Originally Posted by nikongod /img/forum/go_quote.gif
some (many) powerful class "d" amps are already bridged. i would check before you blow up your junk.

regarding the mids and highs:
quality before quantity. if the first watt is no good, will the next 240 be any better?



first off thanks to both of you for taking the time to reply. you make a good point here, i have no doubt the quality will become worse as the amplifier is simply not made to be bridged, i know this because theres no mention in the manuals and it is a fairly average everyday seperates mini system, no bells and whistles in the quality department.

when it comes to bass tho, its difficult to hear such sound as distortion, especially when the amp driving the bass is nothing special in the first place, if it was a high definition quality system such as the one in my sitting room i wouldnt even be contemplating doing some bridging as its just pointless. in this case tho the amp seems to do a fairly good job of driving two 4 ohm subwoofers off of the two 8ohm connections. technics seem to have made a decent unit, and although with these subs connected the amp gets piping hot after 30 minutes it keeps going. so im just wondering how far it can actually go, and if i bridge the connection would it cook immediately or take time?

Quote:

Originally Posted by ericj /img/forum/go_quote.gif
A major consideration. I'd recommend that the OP find out what class-d chips the amp is based on and pull their datasheets. The best part of that is, if they can be bridged, the datasheet will probably say so, and how to do it.

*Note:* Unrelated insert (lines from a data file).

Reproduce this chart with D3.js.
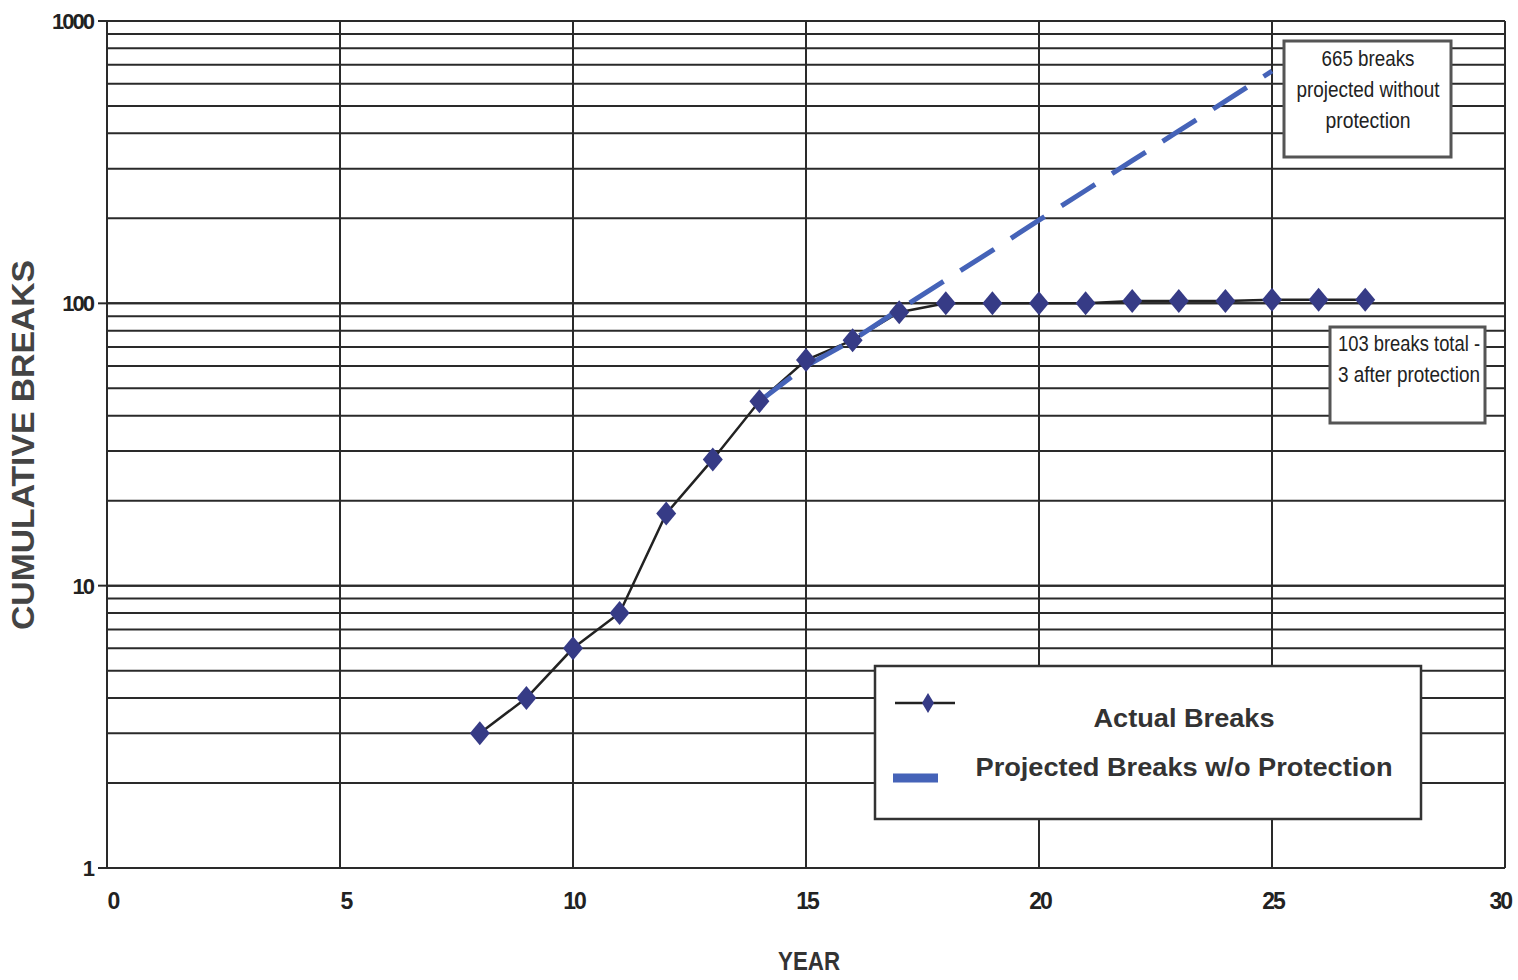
<!DOCTYPE html>
<html lang="en">
<head>
<meta charset="utf-8">
<script src="https://d3js.org/d3.v7.min.js"></script>
<style>
  body { margin: 0; background: #fff; }
  text { font-family: "Liberation Sans", Arial, sans-serif; fill: #222; }
</style>
</head>
<body>
<script>
    var width = 1518;
    var height = 980;

    // actual cumulative breaks
    var actualYears  = [8, 9, 10, 11, 12, 13, 14, 15, 16, 17, 18, 19, 20, 21, 22, 23, 24, 25, 26, 27];
    var actualBreaks = [3, 4, 6, 8, 18, 28, 45, 63, 74, 93, 100, 100, 100, 100, 102, 102, 102, 103, 103, 103];

    // projected breaks without protection
    var projYears  = [14, 15, 16, 17, 18, 19, 20, 21, 22, 23, 24, 25];
    var projBreaks = [45, 60, 74, 95, 121, 154, 197, 251, 320, 408, 520, 665];

    var xTicks = [0, 5, 10, 15, 20, 25, 30];
    var yTicks = [1, 10, 100, 1000];

    var margin = {left: 107, right: 13, top: 21, bottom: 112};

    var svg = d3.select("body")
                .append("svg")
                .attr("width", width)
                .attr("height", height);

    var x = d3.scaleLinear().domain([0, 30]).range([margin.left, width - margin.right]);
    var y = d3.scaleLog().domain([1, 1000]).range([height - margin.bottom, margin.top]);

    // horizontal grid at every log minor step
    var minor = [];
    [1, 10, 100].forEach(function (d) {
        for (var k = 1; k <= 10; k++) minor.push(d * k);
    });
    svg.append("g")
       .selectAll("line")
       .data(minor)
       .enter().append("line")
       .attr("x1", x(0)).attr("x2", x(30))
       .attr("y1", function (d) { return y(d); })
       .attr("y2", function (d) { return y(d); })
       .attr("stroke", "#2a2a2a")
       .attr("stroke-width", 2);

    // vertical grid
    svg.append("g")
       .selectAll("line")
       .data(xTicks)
       .enter().append("line")
       .attr("x1", function (d) { return x(d); })
       .attr("x2", function (d) { return x(d); })
       .attr("y1", y(1000)).attr("y2", y(1))
       .attr("stroke", "#2a2a2a")
       .attr("stroke-width", 2);

    // small ticks at decades on the y axis
    svg.append("g")
       .selectAll("line")
       .data(yTicks)
       .enter().append("line")
       .attr("x1", x(0) - 9).attr("x2", x(0))
       .attr("y1", function (d) { return y(d); })
       .attr("y2", function (d) { return y(d); })
       .attr("stroke", "#2a2a2a")
       .attr("stroke-width", 2);

    // tick labels
    svg.append("g")
       .selectAll("text")
       .data(yTicks)
       .enter().append("text")
       .attr("x", x(0) - 14)
       .attr("y", function (d) { return y(d) + 8; })
       .attr("text-anchor", "end")
       .style("font-size", "22px")
       .style("font-weight", "bold")
       .style("letter-spacing", "-2px")
       .text(function (d) { return d; });

    svg.append("g")
       .selectAll("text")
       .data(xTicks)
       .enter().append("text")
       .attr("x", function (d) {
           if (d == 30) return 1511;
           return x(d) + (d < 10 ? 6 : 1);
       })
       .attr("y", 909)
       .attr("text-anchor", function (d) { return d == 30 ? "end" : "middle"; })
       .style("font-size", "23px")
       .style("font-weight", "bold")
       .style("letter-spacing", "-2px")
       .text(function (d) { return d; });

    // axis titles
    svg.append("text")
       .attr("transform", "translate(34,445) rotate(-90)")
       .attr("text-anchor", "middle")
       .attr("textLength", 370)
       .attr("lengthAdjust", "spacingAndGlyphs")
       .style("font-size", "31px")
       .style("font-weight", "bold")
       .style("fill", "#444")
       .text("CUMULATIVE BREAKS");

    svg.append("text")
       .attr("x", 778).attr("y", 970)
       .attr("textLength", 62)
       .attr("lengthAdjust", "spacingAndGlyphs")
       .style("font-size", "25px")
       .style("font-weight", "bold")
       .style("fill", "#333")
       .text("YEAR");

    // actual line
    var line = d3.line()
                 .x(function (d) { return x(d[0]); })
                 .y(function (d) { return y(d[1]); });

    var actual = d3.zip(actualYears, actualBreaks);
    var proj = d3.zip(projYears, projBreaks);

    svg.append("path")
       .datum(actual)
       .attr("d", line)
       .attr("fill", "none")
       .attr("stroke", "#222")
       .attr("stroke-width", 2.5);

    svg.append("path")
       .datum(proj)
       .attr("d", line)
       .attr("fill", "none")
       .attr("stroke", "#4563b8")
       .attr("stroke-width", 5)
       .attr("stroke-dasharray", "40,20");

    var diamond = "M0,-12 L10,0 L0,12 L-10,0 Z";
    svg.append("g")
       .selectAll("path")
       .data(actual)
       .enter().append("path")
       .attr("d", diamond)
       .attr("transform", function (d) { return "translate(" + x(d[0]) + "," + y(d[1]) + ")"; })
       .attr("fill", "#363b86");

    // annotation boxes
    function note(x0, y0, w, h, lines, anchor, tx, ty, lens) {
        svg.append("rect")
           .attr("x", x0).attr("y", y0)
           .attr("width", w).attr("height", h)
           .attr("fill", "#fff")
           .attr("stroke", "#555")
           .attr("stroke-width", 3);
        lines.forEach(function (t, i) {
            svg.append("text")
               .attr("x", tx).attr("y", ty + i * 31)
               .attr("text-anchor", anchor)
               .attr("textLength", lens[i])
               .attr("lengthAdjust", "spacingAndGlyphs")
               .style("font-size", "22px")
               .style("fill", "#222")
               .text(t);
        });
    }
    note(1284, 41, 167, 116, ["665 breaks", "projected without", "protection"], "middle", 1368, 66, [93, 143, 85]);
    note(1330, 327, 155, 96, ["103 breaks total -", "3 after protection"], "start", 1338, 351, [142, 142]);

    // legend
    var lg = svg.append("g");
    lg.append("rect")
      .attr("x", 875).attr("y", 666)
      .attr("width", 546).attr("height", 153)
      .attr("fill", "#fff")
      .attr("stroke", "#333")
      .attr("stroke-width", 2.5);
    lg.append("line")
      .attr("x1", 895).attr("x2", 955)
      .attr("y1", 703).attr("y2", 703)
      .attr("stroke", "#222").attr("stroke-width", 2.5);
    lg.append("path")
      .attr("d", "M0,-10 L6,0 L0,10 L-6,0 Z")
      .attr("transform", "translate(928,703)")
      .attr("fill", "#363b86");
    lg.append("line")
      .attr("x1", 893).attr("x2", 938)
      .attr("y1", 778).attr("y2", 778)
      .attr("stroke", "#4563b8").attr("stroke-width", 9);
    lg.append("text")
      .attr("x", 1184).attr("y", 727)
      .attr("text-anchor", "middle")
      .attr("textLength", 181)
      .attr("lengthAdjust", "spacingAndGlyphs")
      .style("font-size", "25px")
      .style("font-weight", "bold")
      .style("fill", "#333")
      .text("Actual Breaks");
    lg.append("text")
      .attr("x", 1184).attr("y", 776)
      .attr("text-anchor", "middle")
      .attr("textLength", 417)
      .attr("lengthAdjust", "spacingAndGlyphs")
      .style("font-size", "25px")
      .style("font-weight", "bold")
      .style("fill", "#333")
      .text("Projected Breaks w/o Protection");
</script>
</body>
</html>
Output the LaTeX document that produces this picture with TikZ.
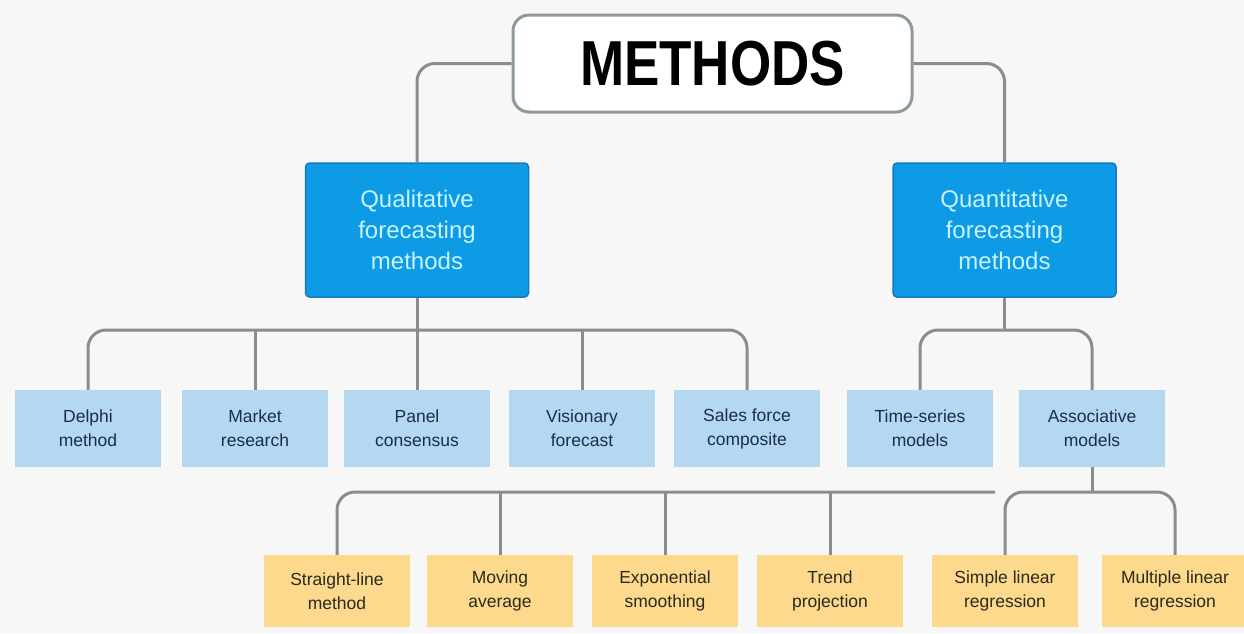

Not all class-D amps are bridged from the getgo, though. A friend of mine drives his subwoofer off an Ashly SRA-120 bridged to mono.



I concurr. class-D designs often only sound good on paper. Some of them sound OK on speakers but look terrible on the scope.



im pretty sure the system cannot be bridged (well i should say, its not in the manual, so not advised)

if i was going to do bridging it would most deffinately be one sub bridged to mono.

lets consider the speakers are 4ohm and connections are 8ohm now ive read somewhere that when bridging, the system sees this 4ohm speaker as half that again so it would see a 2ohm speaker, but ofcourse it really is only seeing a 4ohm speaker, if this is the case why would it damage the system by actually driving 4ohm? is it because the system is trying to pull voltage for a 2ohm load?

i will point out the amplifier is very much an entry level class D amplifier, but even so, i know for a fact it performs much better than most all in one system class A/B amps. ( well thats my opinion ofcourse ) it has driven 2 4ohm subs for 2 years easily. ok ok it was with the help of a stand up fan next to it but hey!